Thursday, November 10, 2016

Remember When Trump Spoke About the Election Being Rigged?



Well, it was, in a way, because this was the first election without the full protection of the Voting Rights Act.  Ari Berman writes this about Wisconsin:

 For example, 27,000 votes currently separate Trump and Clinton in Wisconsin, where 300,000 registered voters, according to a federal court, lacked strict forms of voter ID. Voter turnout in Wisconsin was at its lowest levels in 20 years and decreased 13 percent in Milwaukee, where 70 percent of the state’s African-American population lives, according to Daniel Nichanian of the University of Chicago.

And more generally:

 On Election Day, there were 868 fewer polling places in states with a long history of voting discrimination, like Arizona, Texas, and North Carolina. These changes impacted hundreds of thousands of voters, yet received almost no coverage. In North Carolina, as my colleague Joan Walsh reported, black turnout decreased 16 percent during the first week of early voting because “in 40 heavily black counties, there were 158 fewer early polling places.”
Even if these restrictions had no outcome on the election, it’s fundamentally immoral to keep people from voting in a democracy.
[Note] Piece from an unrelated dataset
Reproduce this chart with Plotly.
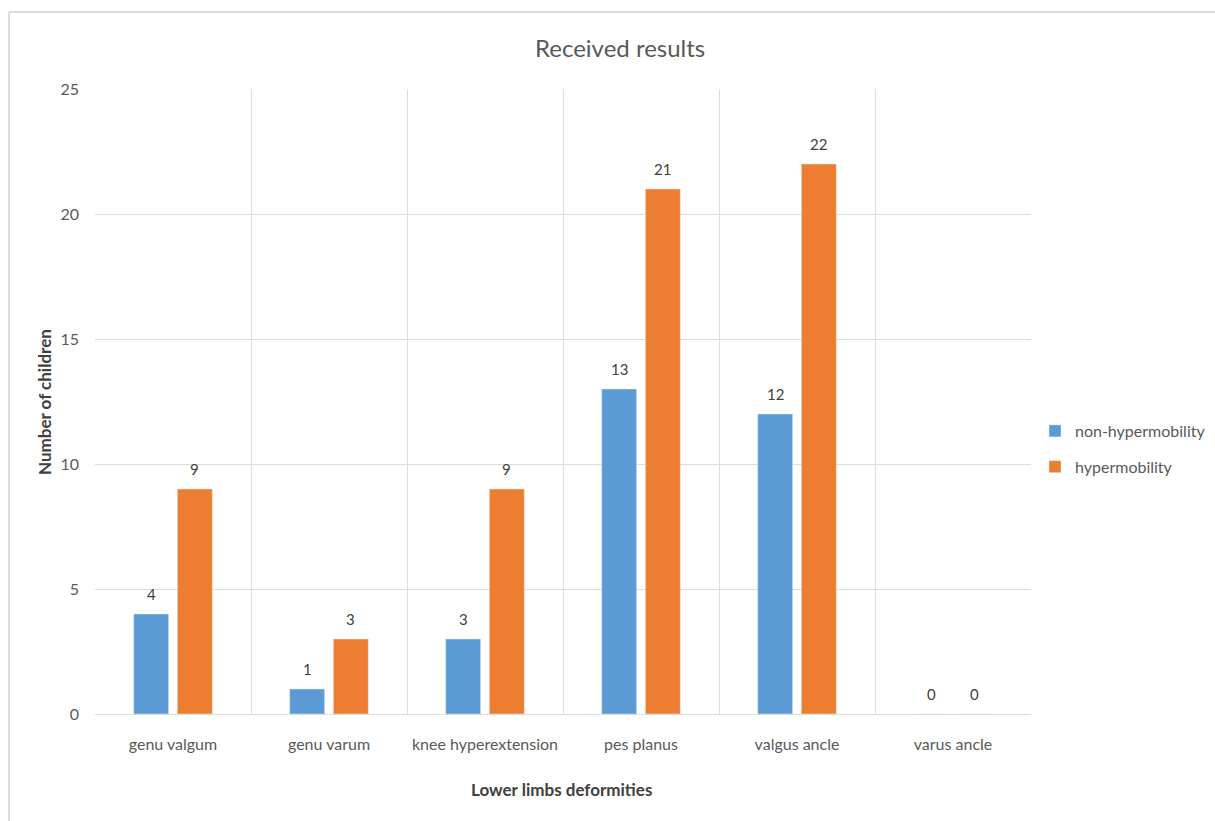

The media devoted hours and hours to Trump’s absurd claim that the election was rigged against him, while spending precious little time on the real threat that voters faced.

The ability to vote is fundamental for democracy to exist.  To take away that ability, to make voting much harder in some places and some people, that is not democracy.  The Republican Party is using an anti-democratic strategy to keep those likely to vote for Democrats out of the voting booth.